Set problem: Retype exactly the lines from the line containing "Generate a Python" through the line containing "ax2.axhline(v * 10, color='#d9d9d9', lw=1.5, zorder=0)", both included, and nothing more; skip the pictures.

Exercise input:
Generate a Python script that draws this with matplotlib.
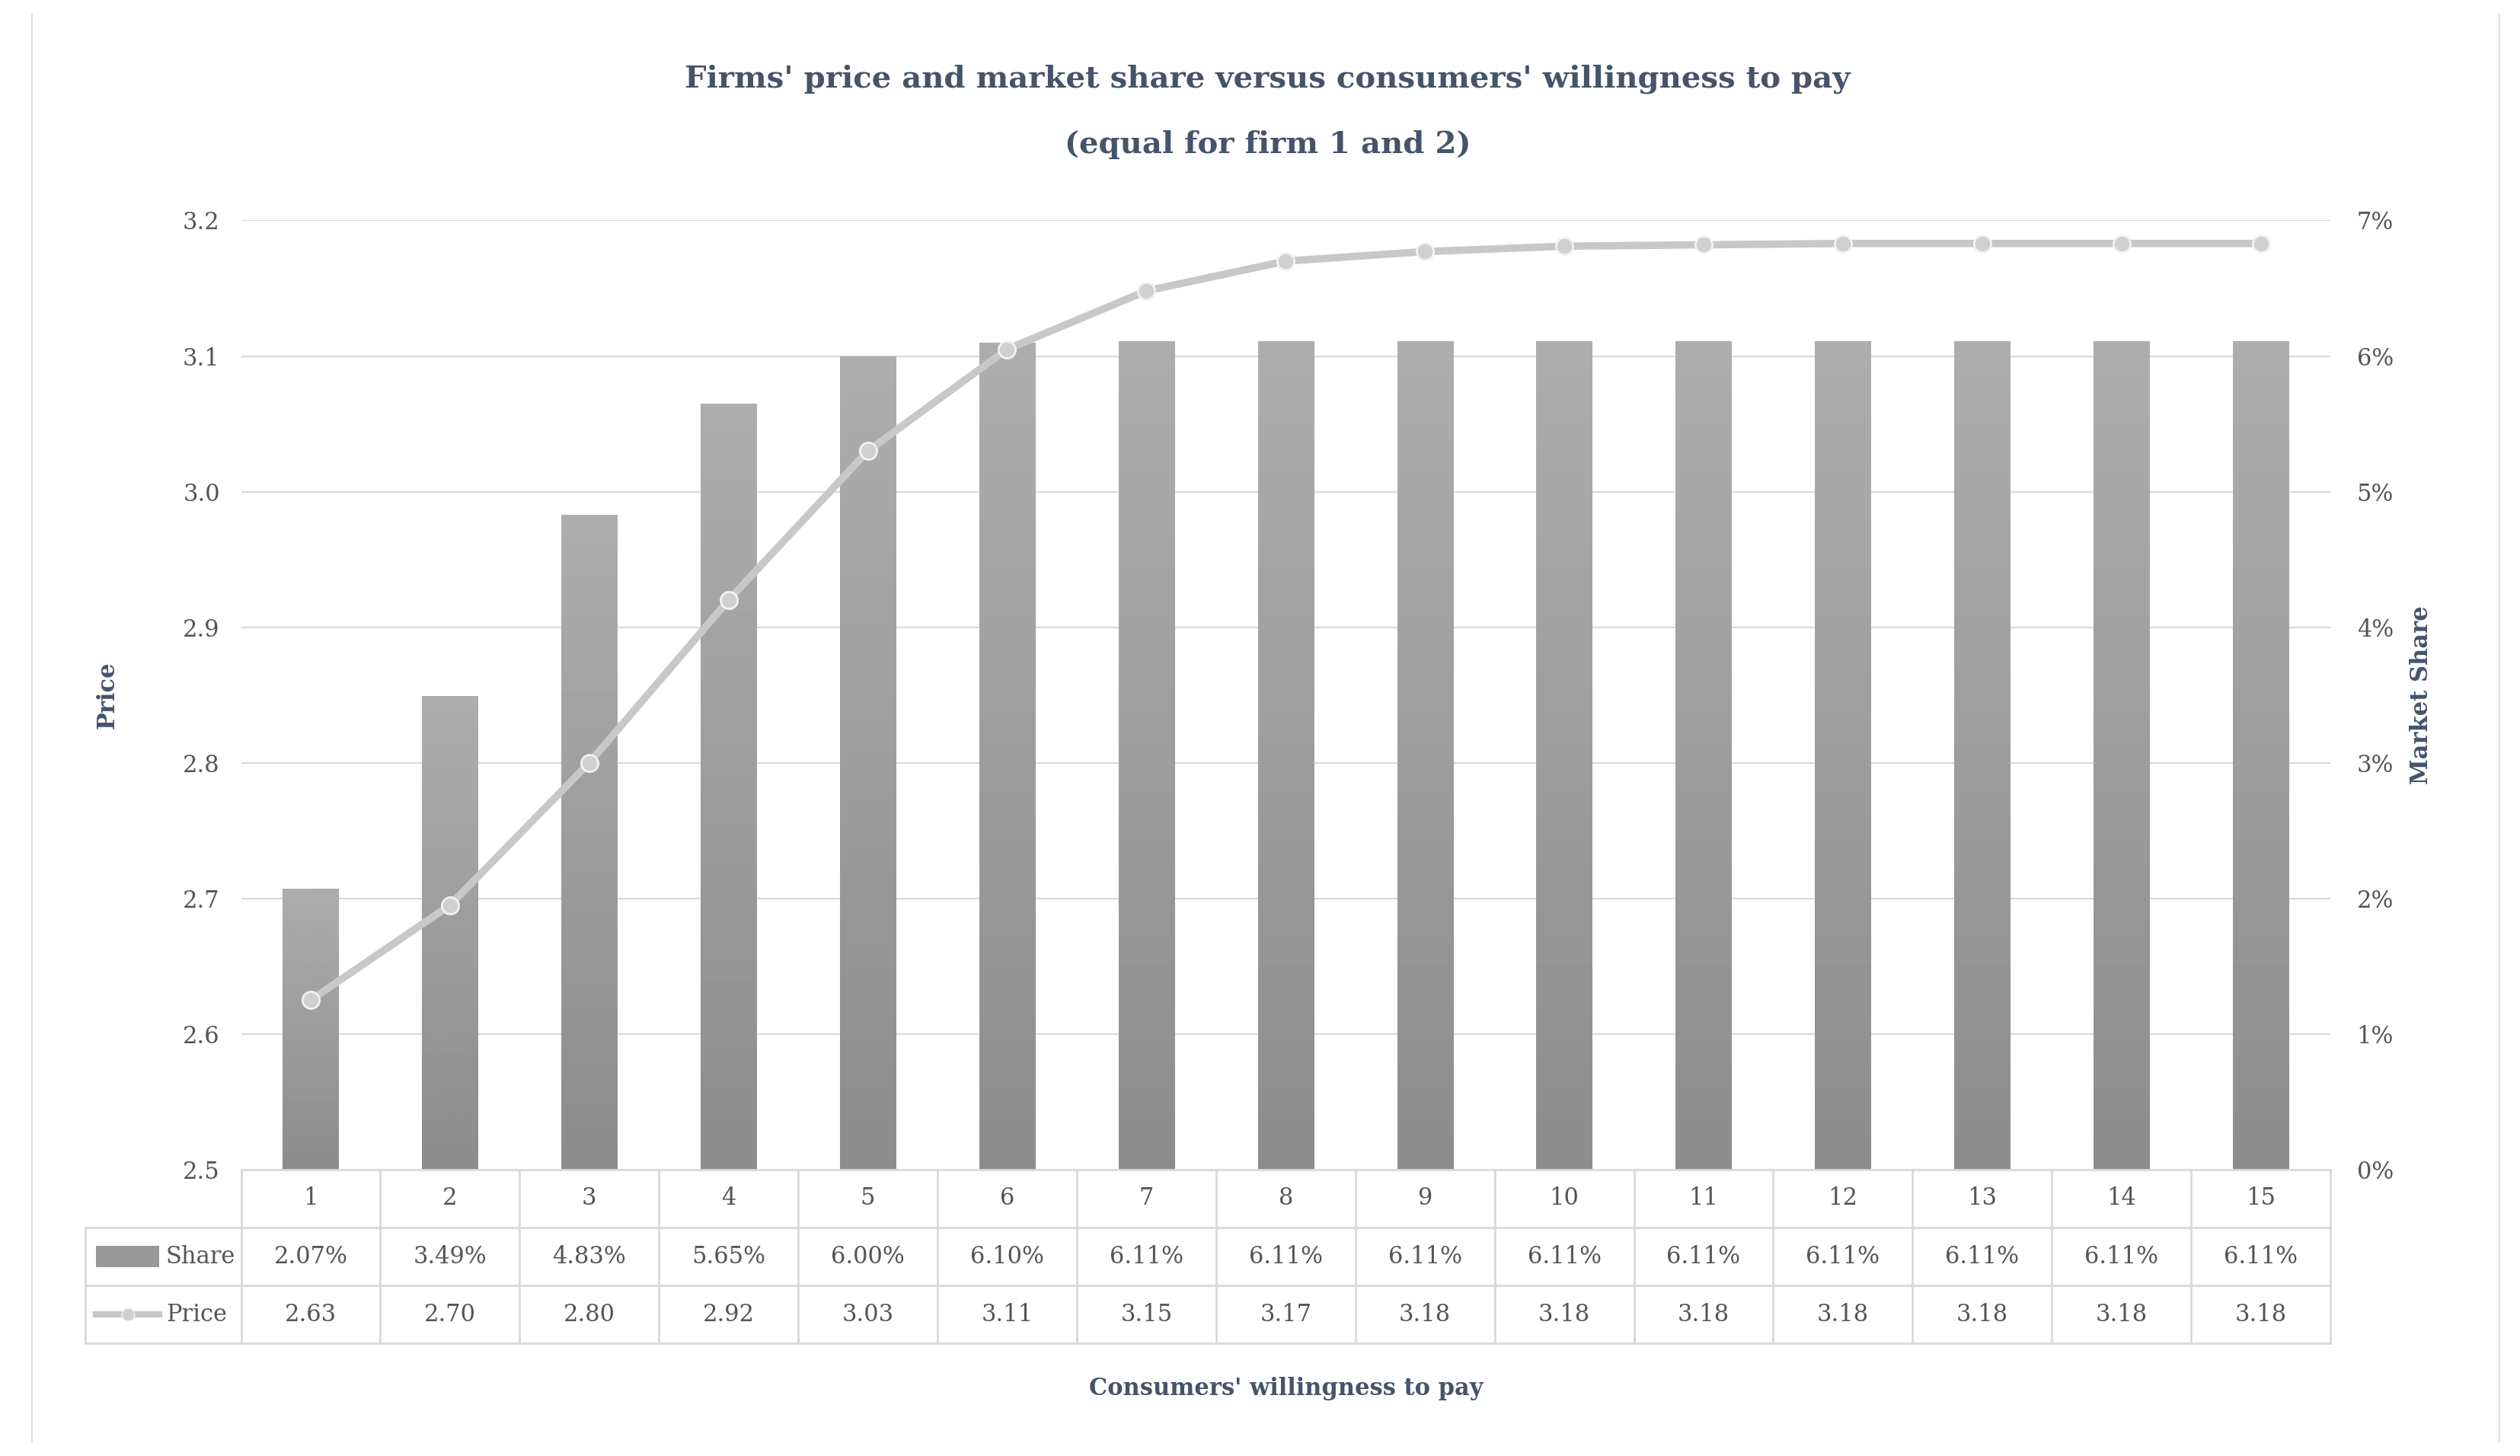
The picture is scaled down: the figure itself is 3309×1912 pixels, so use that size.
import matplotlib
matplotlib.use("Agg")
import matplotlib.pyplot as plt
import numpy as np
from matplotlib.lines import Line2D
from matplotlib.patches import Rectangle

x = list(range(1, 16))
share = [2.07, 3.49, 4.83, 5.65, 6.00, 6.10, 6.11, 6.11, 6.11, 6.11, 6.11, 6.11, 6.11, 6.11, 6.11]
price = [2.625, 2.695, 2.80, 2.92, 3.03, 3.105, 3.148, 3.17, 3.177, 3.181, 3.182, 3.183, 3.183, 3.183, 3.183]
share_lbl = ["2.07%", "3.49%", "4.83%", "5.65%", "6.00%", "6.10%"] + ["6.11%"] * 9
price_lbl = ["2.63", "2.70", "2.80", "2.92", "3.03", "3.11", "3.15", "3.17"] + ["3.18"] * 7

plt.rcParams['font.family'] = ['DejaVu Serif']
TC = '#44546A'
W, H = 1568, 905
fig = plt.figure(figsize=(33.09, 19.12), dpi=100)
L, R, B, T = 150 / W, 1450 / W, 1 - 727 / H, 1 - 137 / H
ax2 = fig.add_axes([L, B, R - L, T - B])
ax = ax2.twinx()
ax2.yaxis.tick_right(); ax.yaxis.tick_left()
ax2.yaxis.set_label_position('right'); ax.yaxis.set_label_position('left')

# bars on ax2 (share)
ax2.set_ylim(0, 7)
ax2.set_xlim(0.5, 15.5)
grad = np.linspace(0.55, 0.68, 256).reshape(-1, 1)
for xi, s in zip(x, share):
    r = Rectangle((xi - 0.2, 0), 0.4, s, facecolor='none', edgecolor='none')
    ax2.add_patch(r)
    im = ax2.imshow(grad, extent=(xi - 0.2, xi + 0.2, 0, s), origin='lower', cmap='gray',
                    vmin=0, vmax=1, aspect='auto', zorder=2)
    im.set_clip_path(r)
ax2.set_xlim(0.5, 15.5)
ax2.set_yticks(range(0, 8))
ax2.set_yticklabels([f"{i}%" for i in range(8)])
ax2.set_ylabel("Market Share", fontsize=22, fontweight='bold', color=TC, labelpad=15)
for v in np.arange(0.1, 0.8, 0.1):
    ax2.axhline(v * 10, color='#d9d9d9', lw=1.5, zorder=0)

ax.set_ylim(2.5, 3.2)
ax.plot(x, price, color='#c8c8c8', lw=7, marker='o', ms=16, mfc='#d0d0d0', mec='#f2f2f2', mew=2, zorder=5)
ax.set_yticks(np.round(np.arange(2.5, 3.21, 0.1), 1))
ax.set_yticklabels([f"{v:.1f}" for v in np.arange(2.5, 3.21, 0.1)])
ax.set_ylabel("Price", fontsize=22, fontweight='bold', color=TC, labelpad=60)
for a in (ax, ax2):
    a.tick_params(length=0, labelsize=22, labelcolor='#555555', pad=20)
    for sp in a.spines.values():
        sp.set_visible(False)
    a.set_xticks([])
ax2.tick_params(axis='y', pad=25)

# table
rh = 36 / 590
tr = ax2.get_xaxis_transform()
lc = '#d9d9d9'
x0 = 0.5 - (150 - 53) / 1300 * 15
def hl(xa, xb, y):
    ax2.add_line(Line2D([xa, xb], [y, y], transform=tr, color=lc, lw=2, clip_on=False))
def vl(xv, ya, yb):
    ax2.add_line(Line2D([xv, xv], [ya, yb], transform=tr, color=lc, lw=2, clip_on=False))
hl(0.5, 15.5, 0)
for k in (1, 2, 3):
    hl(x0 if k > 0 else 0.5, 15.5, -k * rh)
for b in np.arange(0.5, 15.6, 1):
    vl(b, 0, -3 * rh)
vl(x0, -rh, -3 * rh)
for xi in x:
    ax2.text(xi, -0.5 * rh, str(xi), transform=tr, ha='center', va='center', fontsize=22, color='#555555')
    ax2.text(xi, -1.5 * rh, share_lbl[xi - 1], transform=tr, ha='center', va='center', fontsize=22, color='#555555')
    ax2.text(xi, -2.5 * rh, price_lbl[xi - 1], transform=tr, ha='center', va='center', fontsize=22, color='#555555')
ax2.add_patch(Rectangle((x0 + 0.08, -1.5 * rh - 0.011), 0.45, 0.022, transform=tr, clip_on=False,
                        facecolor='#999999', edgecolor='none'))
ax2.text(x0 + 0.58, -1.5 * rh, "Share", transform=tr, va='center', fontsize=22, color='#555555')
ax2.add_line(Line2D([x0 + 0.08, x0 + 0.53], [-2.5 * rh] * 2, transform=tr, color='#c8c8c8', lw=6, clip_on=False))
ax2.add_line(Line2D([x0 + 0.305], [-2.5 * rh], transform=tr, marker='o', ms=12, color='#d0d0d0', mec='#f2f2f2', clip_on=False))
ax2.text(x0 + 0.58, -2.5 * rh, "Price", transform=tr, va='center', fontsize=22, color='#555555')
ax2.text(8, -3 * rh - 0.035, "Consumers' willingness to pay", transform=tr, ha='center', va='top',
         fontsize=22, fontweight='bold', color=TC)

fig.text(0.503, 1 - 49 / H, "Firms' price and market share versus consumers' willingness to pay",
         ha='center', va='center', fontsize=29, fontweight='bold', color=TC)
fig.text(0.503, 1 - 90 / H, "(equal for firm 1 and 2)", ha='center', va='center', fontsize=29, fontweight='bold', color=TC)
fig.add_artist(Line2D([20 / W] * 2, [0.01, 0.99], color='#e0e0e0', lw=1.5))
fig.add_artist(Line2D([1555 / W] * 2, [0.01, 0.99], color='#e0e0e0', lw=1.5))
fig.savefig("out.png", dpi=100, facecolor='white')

---

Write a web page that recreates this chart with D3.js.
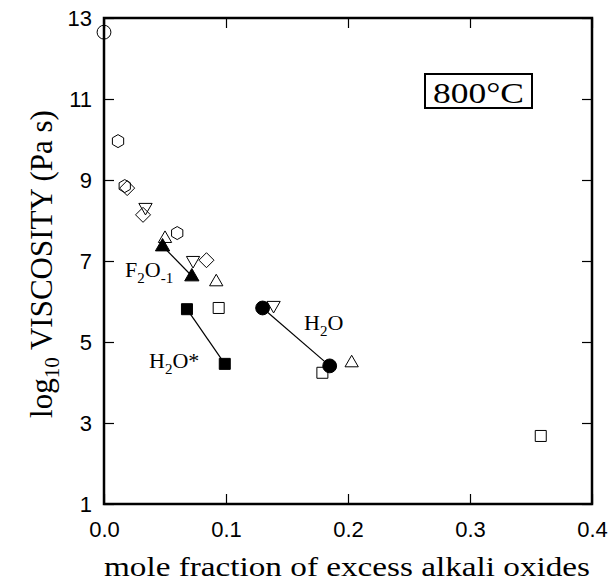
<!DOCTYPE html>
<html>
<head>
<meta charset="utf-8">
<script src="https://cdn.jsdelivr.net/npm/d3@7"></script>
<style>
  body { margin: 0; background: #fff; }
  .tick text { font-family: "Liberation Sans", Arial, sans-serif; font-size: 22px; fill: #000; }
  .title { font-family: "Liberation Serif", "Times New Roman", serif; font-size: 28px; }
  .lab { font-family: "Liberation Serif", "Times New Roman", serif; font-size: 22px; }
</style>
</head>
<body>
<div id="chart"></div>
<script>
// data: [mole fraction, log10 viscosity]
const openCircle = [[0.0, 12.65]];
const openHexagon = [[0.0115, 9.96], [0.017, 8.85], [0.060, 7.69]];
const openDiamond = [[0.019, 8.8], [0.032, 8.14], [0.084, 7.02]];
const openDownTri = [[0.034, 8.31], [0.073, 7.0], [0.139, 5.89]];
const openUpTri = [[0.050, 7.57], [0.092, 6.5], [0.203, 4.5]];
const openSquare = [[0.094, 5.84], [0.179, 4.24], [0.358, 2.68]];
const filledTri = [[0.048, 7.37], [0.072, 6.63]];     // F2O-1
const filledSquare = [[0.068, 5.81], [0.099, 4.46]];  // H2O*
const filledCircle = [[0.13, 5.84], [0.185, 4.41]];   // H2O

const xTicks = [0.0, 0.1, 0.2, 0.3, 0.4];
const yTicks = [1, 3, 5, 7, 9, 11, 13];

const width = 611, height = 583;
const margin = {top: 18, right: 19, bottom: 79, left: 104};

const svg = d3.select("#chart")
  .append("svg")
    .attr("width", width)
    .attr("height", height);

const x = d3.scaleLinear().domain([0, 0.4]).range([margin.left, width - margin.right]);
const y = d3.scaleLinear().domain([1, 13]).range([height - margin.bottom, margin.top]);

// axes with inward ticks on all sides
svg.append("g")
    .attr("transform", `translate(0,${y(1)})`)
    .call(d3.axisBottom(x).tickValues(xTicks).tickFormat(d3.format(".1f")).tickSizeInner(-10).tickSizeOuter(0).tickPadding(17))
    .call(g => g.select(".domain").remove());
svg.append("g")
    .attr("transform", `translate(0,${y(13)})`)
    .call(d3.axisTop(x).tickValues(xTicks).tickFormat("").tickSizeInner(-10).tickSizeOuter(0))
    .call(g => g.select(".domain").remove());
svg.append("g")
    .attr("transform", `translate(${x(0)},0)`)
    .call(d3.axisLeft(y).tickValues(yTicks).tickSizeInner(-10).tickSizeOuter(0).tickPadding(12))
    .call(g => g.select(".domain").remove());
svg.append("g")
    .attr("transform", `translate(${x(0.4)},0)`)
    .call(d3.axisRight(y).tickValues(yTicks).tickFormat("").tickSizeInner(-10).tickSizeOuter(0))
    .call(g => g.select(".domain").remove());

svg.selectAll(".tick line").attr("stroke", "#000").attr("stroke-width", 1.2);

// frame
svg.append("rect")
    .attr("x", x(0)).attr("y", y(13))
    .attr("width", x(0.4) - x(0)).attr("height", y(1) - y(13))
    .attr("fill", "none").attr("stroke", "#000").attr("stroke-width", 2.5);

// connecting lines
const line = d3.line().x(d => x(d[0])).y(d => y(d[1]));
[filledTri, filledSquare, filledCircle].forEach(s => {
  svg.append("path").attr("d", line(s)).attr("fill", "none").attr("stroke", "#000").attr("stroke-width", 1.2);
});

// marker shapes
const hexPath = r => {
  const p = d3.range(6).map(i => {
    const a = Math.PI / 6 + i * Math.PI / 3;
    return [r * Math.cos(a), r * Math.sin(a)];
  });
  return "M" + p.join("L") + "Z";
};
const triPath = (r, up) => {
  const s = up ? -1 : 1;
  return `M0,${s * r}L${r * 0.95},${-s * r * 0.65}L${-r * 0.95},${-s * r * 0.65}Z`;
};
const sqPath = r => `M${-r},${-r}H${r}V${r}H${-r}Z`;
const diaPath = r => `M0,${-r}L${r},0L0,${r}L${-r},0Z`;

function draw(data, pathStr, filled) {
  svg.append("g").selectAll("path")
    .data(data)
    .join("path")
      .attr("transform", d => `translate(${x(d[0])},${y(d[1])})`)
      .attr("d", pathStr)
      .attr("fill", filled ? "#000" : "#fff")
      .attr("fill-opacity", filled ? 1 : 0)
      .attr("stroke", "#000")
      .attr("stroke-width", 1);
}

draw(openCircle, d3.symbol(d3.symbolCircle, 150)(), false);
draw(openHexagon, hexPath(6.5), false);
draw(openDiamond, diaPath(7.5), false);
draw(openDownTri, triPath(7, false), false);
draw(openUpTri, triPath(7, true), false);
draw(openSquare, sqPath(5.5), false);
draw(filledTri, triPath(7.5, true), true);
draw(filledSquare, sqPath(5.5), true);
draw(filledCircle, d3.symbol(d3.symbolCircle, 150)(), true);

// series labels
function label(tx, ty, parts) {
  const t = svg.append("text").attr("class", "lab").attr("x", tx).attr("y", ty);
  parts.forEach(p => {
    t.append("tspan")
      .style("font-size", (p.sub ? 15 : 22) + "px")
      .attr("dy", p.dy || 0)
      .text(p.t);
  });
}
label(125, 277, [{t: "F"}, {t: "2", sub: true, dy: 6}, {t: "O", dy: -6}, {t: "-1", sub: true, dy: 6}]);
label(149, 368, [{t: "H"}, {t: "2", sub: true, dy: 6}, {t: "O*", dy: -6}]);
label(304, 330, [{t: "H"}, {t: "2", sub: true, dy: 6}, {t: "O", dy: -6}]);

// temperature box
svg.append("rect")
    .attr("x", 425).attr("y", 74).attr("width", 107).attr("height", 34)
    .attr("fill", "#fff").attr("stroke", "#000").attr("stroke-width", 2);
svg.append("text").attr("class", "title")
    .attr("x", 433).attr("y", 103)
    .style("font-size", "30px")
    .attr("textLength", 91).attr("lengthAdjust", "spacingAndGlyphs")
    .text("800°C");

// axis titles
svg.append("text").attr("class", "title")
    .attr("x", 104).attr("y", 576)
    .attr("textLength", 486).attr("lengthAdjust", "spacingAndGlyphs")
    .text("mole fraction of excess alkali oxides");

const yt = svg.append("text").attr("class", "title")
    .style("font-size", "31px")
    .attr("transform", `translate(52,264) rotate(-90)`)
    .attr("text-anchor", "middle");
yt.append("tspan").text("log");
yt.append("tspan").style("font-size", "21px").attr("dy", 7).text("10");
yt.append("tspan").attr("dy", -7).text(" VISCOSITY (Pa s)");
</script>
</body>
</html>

Correct result:
Generate a Python script that draws this with matplotlib.
The picture is scaled down: the figure itself is 3309×1912 pixels, so use that size.
import matplotlib
matplotlib.use("Agg")
import matplotlib.pyplot as plt
import numpy as np
from matplotlib.lines import Line2D
from matplotlib.patches import Rectangle

x = list(range(1, 16))
share = [2.07, 3.49, 4.83, 5.65, 6.00, 6.10, 6.11, 6.11, 6.11, 6.11, 6.11, 6.11, 6.11, 6.11, 6.11]
price = [2.625, 2.695, 2.80, 2.92, 3.03, 3.105, 3.148, 3.17, 3.177, 3.181, 3.182, 3.183, 3.183, 3.183, 3.183]
share_lbl = ["2.07%", "3.49%", "4.83%", "5.65%", "6.00%", "6.10%"] + ["6.11%"] * 9
price_lbl = ["2.63", "2.70", "2.80", "2.92", "3.03", "3.11", "3.15", "3.17"] + ["3.18"] * 7

plt.rcParams['font.family'] = ['DejaVu Serif']
TC = '#44546A'
W, H = 1568, 905
fig = plt.figure(figsize=(33.09, 19.12), dpi=100)
L, R, B, T = 150 / W, 1450 / W, 1 - 727 / H, 1 - 137 / H
ax2 = fig.add_axes([L, B, R - L, T - B])
ax = ax2.twinx()
ax2.yaxis.tick_right(); ax.yaxis.tick_left()
ax2.yaxis.set_label_position('right'); ax.yaxis.set_label_position('left')

# bars on ax2 (share)
ax2.set_ylim(0, 7)
ax2.set_xlim(0.5, 15.5)
grad = np.linspace(0.55, 0.68, 256).reshape(-1, 1)
for xi, s in zip(x, share):
    r = Rectangle((xi - 0.2, 0), 0.4, s, facecolor='none', edgecolor='none')
    ax2.add_patch(r)
    im = ax2.imshow(grad, extent=(xi - 0.2, xi + 0.2, 0, s), origin='lower', cmap='gray',
                    vmin=0, vmax=1, aspect='auto', zorder=2)
    im.set_clip_path(r)
ax2.set_xlim(0.5, 15.5)
ax2.set_yticks(range(0, 8))
ax2.set_yticklabels([f"{i}%" for i in range(8)])
ax2.set_ylabel("Market Share", fontsize=22, fontweight='bold', color=TC, labelpad=15)
for v in np.arange(0.1, 0.8, 0.1):
    ax2.axhline(v * 10, color='#d9d9d9', lw=1.5, zorder=0)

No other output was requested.